- _RECORDED DATA_:

>>

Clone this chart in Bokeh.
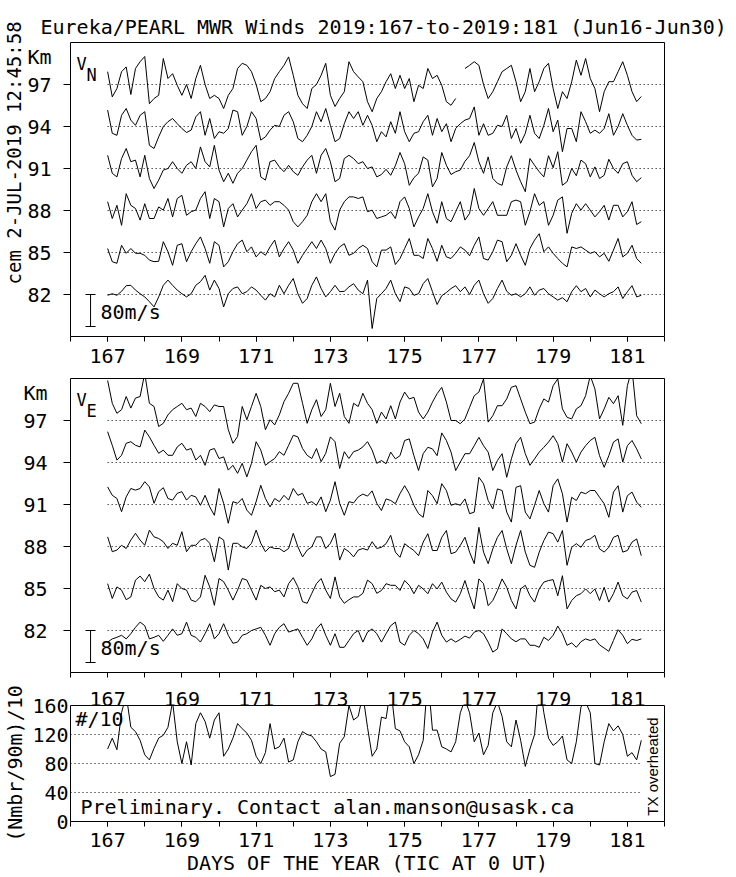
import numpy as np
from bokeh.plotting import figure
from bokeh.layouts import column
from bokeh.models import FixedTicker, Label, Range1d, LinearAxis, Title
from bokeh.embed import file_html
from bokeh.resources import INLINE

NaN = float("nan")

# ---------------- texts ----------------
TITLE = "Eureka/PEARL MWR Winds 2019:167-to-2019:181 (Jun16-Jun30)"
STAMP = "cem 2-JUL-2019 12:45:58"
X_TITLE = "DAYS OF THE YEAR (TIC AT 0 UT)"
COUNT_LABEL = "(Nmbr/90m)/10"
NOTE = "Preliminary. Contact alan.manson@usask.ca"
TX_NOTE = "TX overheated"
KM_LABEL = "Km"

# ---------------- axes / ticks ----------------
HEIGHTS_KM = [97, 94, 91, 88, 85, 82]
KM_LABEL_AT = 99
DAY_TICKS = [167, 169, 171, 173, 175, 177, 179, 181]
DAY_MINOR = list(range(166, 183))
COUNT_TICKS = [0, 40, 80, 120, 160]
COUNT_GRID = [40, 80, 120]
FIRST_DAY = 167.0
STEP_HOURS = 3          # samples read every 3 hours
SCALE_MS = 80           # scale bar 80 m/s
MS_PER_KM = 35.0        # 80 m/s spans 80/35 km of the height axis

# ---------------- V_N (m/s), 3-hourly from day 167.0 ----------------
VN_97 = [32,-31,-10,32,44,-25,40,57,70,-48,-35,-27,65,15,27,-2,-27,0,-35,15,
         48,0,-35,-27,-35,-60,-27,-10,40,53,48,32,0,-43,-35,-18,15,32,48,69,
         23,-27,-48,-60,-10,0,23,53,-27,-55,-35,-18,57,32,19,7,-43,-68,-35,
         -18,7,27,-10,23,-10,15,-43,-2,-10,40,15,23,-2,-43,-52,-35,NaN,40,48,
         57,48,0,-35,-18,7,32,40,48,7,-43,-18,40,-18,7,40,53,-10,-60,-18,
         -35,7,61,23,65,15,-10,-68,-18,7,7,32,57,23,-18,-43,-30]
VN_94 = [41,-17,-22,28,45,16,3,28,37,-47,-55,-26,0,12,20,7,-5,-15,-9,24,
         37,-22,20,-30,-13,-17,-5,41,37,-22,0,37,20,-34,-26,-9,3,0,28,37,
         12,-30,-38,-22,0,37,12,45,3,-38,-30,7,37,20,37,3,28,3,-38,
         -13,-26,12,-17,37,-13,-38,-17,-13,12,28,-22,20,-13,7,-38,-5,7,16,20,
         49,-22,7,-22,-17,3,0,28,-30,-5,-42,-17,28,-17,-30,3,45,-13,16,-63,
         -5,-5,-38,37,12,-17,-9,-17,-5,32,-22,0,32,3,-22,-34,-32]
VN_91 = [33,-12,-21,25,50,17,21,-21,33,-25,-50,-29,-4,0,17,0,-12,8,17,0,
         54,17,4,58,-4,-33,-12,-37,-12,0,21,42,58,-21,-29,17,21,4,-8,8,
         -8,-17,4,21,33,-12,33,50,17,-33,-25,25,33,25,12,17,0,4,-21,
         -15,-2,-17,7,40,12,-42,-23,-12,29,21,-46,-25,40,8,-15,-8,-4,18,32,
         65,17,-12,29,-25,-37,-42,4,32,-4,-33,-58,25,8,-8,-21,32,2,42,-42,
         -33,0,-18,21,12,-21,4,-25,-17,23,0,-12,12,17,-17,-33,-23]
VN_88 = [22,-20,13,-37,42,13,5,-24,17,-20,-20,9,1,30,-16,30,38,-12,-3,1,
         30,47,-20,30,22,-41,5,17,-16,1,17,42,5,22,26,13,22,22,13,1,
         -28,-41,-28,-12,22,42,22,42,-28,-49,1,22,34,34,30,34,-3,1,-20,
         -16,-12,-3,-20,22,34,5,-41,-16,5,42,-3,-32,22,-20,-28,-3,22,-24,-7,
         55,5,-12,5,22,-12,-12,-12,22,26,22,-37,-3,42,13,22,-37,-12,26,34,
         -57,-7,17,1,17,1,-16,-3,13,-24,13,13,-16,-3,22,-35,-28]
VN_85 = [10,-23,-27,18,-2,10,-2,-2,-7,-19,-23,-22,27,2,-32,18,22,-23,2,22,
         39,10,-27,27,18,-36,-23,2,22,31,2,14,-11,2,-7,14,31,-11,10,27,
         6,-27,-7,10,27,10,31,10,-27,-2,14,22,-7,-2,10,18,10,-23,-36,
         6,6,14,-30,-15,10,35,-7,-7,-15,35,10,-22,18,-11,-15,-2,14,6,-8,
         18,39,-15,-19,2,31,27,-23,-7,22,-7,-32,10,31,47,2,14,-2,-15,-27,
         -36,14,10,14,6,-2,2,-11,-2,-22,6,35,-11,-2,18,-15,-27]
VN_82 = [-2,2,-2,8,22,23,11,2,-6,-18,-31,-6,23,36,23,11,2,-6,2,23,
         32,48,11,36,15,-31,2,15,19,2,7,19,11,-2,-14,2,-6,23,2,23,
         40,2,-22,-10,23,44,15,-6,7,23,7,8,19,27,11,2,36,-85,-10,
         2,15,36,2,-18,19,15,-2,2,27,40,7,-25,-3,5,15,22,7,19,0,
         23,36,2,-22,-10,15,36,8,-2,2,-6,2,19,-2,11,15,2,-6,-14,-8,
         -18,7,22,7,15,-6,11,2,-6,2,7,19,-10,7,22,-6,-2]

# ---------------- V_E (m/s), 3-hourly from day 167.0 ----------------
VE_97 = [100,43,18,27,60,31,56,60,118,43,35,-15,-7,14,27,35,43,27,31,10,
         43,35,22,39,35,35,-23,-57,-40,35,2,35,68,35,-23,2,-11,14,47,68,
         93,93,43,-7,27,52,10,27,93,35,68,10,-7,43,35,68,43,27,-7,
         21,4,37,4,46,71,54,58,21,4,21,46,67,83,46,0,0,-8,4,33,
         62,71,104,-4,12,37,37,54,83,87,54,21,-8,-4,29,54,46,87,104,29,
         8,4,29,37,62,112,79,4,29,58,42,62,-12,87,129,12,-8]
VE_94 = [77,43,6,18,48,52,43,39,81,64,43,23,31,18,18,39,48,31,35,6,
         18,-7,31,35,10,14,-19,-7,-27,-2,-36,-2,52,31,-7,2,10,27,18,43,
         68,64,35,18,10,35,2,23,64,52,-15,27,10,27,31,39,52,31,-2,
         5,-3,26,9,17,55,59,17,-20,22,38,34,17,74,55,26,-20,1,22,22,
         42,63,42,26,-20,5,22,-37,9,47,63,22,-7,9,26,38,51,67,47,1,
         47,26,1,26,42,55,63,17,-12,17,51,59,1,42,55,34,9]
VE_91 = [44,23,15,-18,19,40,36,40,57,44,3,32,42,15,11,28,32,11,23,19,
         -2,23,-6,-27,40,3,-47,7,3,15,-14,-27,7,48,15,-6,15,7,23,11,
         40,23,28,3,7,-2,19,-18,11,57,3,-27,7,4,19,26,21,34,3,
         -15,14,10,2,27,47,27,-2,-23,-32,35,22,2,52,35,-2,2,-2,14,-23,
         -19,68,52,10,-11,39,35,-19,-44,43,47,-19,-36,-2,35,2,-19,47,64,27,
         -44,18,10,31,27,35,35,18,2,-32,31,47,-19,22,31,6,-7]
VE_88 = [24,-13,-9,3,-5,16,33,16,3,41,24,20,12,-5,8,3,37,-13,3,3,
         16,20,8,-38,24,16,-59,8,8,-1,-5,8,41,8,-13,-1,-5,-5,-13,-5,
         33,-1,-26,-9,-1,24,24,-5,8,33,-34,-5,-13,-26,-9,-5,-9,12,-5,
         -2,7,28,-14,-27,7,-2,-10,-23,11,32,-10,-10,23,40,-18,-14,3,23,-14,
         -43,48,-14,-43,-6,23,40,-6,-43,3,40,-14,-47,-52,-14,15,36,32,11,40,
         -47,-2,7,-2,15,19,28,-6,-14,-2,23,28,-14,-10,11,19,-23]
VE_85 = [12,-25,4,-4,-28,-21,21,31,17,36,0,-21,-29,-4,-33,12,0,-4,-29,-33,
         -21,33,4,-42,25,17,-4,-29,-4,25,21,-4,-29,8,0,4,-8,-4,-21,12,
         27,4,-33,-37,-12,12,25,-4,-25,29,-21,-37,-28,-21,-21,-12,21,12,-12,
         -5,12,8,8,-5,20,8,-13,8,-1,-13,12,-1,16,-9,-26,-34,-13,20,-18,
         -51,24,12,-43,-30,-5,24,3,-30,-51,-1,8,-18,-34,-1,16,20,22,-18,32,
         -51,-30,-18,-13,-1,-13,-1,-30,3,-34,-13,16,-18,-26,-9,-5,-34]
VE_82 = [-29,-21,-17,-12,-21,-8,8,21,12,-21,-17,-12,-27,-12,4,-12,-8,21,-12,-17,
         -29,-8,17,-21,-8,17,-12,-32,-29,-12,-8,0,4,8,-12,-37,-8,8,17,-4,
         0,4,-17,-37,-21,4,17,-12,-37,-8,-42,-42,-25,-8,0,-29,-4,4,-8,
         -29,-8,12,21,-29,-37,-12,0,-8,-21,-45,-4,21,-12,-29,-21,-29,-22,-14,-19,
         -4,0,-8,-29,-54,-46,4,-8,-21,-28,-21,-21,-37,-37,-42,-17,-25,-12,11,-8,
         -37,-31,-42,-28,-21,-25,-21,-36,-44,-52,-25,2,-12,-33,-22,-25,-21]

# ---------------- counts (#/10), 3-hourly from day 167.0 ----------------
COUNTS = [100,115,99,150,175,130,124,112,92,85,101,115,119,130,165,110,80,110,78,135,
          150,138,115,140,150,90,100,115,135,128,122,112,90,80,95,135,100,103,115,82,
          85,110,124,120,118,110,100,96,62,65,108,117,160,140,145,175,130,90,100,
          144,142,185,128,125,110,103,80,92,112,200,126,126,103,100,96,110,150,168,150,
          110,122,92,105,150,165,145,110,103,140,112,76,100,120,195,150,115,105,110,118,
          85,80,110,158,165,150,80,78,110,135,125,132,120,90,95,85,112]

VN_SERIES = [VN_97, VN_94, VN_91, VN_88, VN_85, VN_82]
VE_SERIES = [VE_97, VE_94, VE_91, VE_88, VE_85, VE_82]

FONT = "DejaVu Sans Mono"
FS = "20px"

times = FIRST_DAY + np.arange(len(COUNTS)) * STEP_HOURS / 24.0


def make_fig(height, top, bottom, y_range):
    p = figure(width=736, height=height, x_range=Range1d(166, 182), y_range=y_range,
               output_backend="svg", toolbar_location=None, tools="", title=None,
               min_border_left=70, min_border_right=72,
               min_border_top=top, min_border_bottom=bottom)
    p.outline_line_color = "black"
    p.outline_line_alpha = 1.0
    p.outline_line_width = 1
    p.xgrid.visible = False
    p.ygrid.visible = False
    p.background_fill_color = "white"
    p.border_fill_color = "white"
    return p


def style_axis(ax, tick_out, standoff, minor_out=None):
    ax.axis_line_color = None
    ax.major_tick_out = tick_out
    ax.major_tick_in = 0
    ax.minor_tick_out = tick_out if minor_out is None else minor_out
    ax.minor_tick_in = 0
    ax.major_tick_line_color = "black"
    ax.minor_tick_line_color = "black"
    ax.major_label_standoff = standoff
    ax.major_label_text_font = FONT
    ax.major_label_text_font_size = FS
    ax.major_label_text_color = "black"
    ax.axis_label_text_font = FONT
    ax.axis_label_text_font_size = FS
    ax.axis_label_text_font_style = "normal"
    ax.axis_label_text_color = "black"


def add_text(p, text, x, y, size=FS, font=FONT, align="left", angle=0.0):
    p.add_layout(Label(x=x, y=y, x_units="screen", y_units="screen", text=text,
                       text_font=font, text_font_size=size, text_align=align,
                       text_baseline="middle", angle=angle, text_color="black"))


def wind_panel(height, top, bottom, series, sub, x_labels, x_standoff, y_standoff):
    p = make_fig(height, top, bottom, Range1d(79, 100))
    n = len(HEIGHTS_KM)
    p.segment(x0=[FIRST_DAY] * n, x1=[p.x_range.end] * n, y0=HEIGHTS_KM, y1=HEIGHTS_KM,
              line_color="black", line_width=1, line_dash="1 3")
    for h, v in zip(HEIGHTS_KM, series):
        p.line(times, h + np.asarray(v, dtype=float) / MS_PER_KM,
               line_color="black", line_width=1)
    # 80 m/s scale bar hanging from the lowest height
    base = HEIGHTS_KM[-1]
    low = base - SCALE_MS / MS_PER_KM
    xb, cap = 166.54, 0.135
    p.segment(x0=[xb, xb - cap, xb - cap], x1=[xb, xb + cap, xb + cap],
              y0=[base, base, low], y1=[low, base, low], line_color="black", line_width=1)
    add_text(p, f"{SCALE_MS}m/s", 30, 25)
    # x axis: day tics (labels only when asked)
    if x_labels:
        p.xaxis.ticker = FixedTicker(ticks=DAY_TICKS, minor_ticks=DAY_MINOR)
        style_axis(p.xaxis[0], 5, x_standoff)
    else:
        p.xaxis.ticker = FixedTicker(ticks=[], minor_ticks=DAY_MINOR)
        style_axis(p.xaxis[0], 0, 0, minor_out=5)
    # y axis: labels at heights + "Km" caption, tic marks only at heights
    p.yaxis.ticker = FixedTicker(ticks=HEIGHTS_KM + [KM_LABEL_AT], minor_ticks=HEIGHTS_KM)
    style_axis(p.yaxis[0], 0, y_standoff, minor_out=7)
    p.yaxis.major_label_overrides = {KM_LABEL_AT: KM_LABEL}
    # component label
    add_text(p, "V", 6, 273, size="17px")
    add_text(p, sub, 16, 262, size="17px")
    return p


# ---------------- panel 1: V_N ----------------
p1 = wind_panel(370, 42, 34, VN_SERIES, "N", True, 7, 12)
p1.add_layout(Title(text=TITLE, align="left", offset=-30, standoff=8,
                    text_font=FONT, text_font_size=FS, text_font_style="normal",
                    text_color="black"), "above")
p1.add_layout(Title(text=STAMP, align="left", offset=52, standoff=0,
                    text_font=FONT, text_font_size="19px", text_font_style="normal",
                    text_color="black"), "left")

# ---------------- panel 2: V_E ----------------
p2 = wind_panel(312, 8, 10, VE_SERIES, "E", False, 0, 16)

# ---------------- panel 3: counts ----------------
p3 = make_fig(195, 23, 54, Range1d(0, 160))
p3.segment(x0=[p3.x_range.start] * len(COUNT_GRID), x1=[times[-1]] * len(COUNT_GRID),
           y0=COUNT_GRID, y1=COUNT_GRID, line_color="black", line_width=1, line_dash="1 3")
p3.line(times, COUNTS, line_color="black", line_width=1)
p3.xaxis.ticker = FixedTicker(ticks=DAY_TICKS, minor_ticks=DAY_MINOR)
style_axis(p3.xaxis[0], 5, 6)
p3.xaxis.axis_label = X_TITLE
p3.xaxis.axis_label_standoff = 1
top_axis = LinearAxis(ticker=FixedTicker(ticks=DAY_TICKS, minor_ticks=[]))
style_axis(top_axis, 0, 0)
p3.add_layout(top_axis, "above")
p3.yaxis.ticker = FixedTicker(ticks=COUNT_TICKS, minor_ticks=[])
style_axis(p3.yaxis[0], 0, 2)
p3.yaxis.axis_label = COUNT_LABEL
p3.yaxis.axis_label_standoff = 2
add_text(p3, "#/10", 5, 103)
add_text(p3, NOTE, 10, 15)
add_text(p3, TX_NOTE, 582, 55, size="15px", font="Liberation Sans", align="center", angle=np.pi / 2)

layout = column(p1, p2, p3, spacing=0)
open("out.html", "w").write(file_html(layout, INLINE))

<<

- _GOAL_: Omitting all pictures, restate exactly the lines of the material from its start through the line that contains "MS_PER_KM = 35.0".

- _EXPECTED ANSWER_:
Clone this chart in Bokeh.
import numpy as np
from bokeh.plotting import figure
from bokeh.layouts import column
from bokeh.models import FixedTicker, Label, Range1d, LinearAxis, Title
from bokeh.embed import file_html
from bokeh.resources import INLINE

NaN = float("nan")

# ---------------- texts ----------------
TITLE = "Eureka/PEARL MWR Winds 2019:167-to-2019:181 (Jun16-Jun30)"
STAMP = "cem 2-JUL-2019 12:45:58"
X_TITLE = "DAYS OF THE YEAR (TIC AT 0 UT)"
COUNT_LABEL = "(Nmbr/90m)/10"
NOTE = "Preliminary. Contact alan.manson@usask.ca"
TX_NOTE = "TX overheated"
KM_LABEL = "Km"

# ---------------- axes / ticks ----------------
HEIGHTS_KM = [97, 94, 91, 88, 85, 82]
KM_LABEL_AT = 99
DAY_TICKS = [167, 169, 171, 173, 175, 177, 179, 181]
DAY_MINOR = list(range(166, 183))
COUNT_TICKS = [0, 40, 80, 120, 160]
COUNT_GRID = [40, 80, 120]
FIRST_DAY = 167.0
STEP_HOURS = 3          # samples read every 3 hours
SCALE_MS = 80           # scale bar 80 m/s
MS_PER_KM = 35.0        # 80 m/s spans 80/35 km of the height axis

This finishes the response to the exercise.